Shares of the online retailer dropped 19 cents to $14.44 in morning Nasdaq trading. The stock is nearing a 52-week low, and has traded as high as $76.19 in the last year.
Analyst Mark Rowen at Prudential Securities lowered the company's rating to "sell" from "buy" and slashed his 12-month price target to $9 from $20 a share.
The crux of Rowen's analysis was the Seattle-based company's equity valuation. He warned investors that Amazon shares could still fall even though they are trading off 87 percent from its all-time high.
"We believe that a rational valuation approach to (Amazon) reveals a significant downside risk to equity holders," the analyst wrote in a research note. "In our opinion, the risk outweighs the upside potential."
Of chief concern to the analyst was Amazon's "anemic" growth within its books, music and video business--the company's most mature and only profitable business segment.
According to Rowen, after incorporating revenue estimates for the segment and recognizing debt and on-hand cash, the e-tailer's book, music and video business accounts for only 50 percent of the company's value.
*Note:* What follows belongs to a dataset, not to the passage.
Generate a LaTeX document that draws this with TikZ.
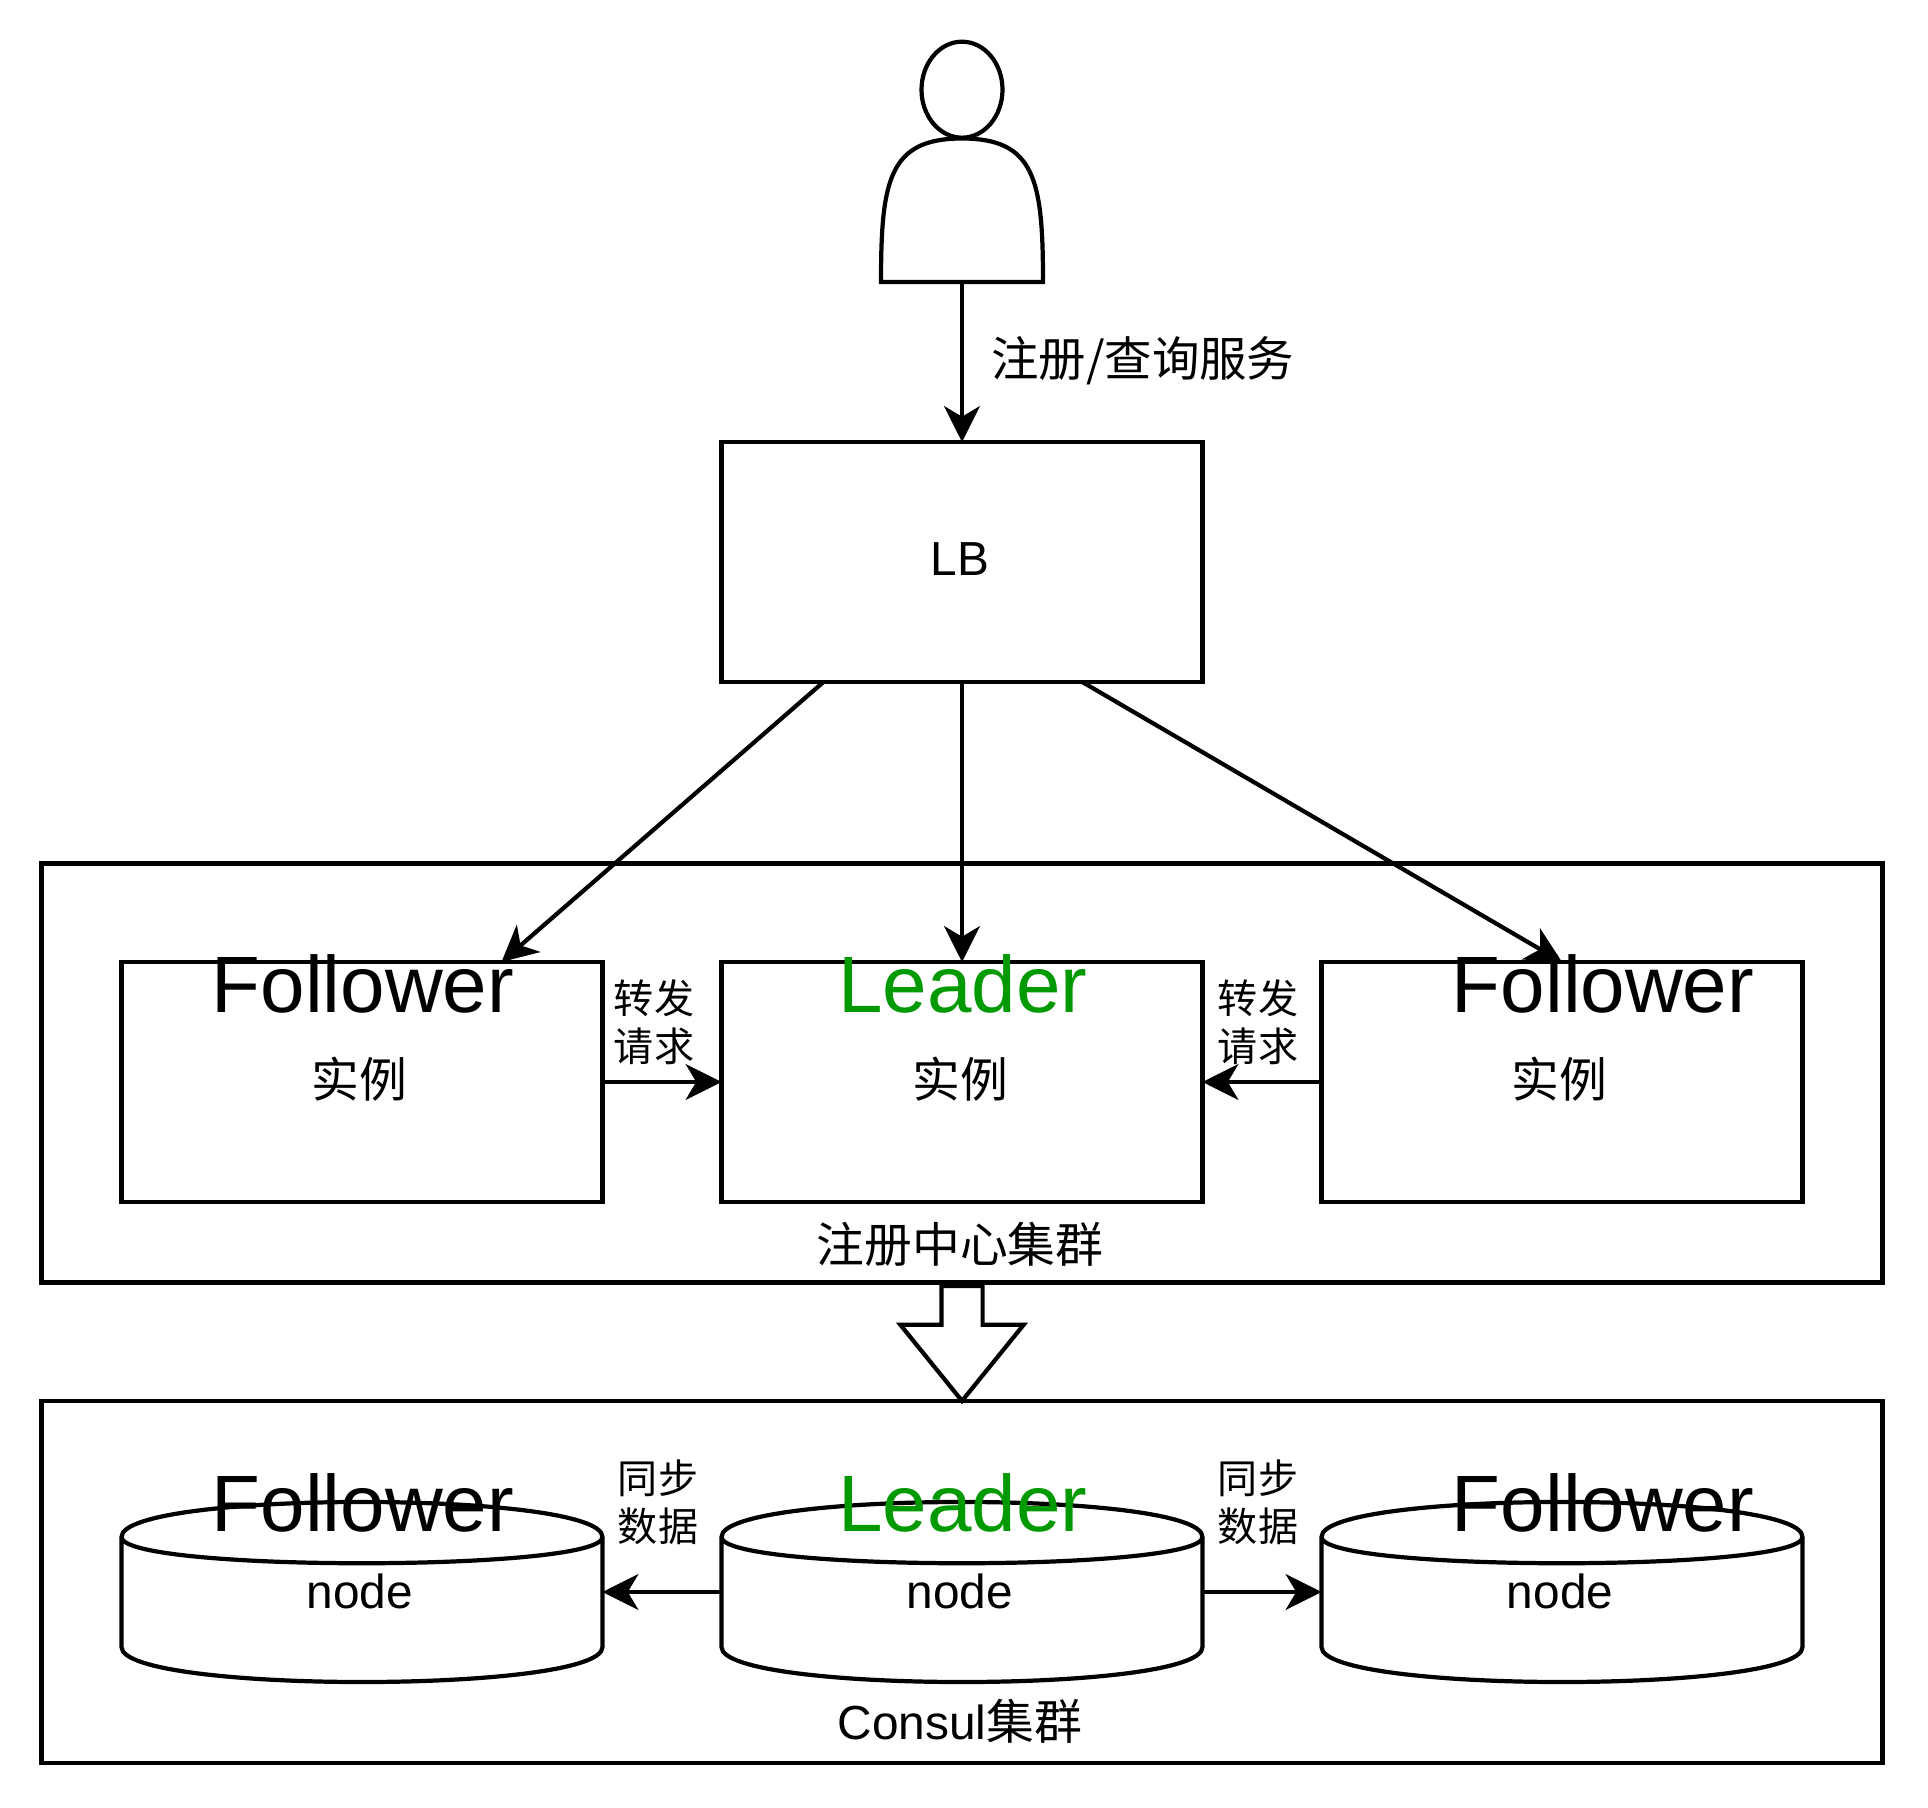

The remaining "early-stage" business segments--made up of consumer electronics sales and a few other product categories--are money-losers that do not justify current valuation levels, according to the analyst.
Rowen opined that in a "best-case scenario," the company could be valued at $62 a share, but a "worst-case scenario"--in which growth falters and an operating break-even level is achieved more slowly than expected--the company could have little to no value. The analyst adopted a middle-road approach, pegging the target price at between $6 and $10 a share.
The analyst also weighed in on the debate surrounding the company's credit situation. Recently, Lehman Brothers analyst Ravi Suria, one of Amazon's toughest critics, argued that the the company would face the eventual stoppage of shipments from vendors once creditors stop lending based on the company's working capital.
Suria's analysis drew a hail of responses, most notably from Merrill Lynch analyst Henry Blodget, who said that decelerating revenue growth, and not negative working capital, was the real issue for the company.
Rowen came down on the side of Blodget and others, noting that while Suria's scenario was possible, it was unlikely.
"In our opinion, the history of retail shows that retailers generally experience cash flow and working capital problems when they commit to inventory that they are later unable to sell," Rowen wrote. "However, since (Amazon) off-loaded toy inventory risk to Toys "R" Us, it has extremely low inventory risk exposure".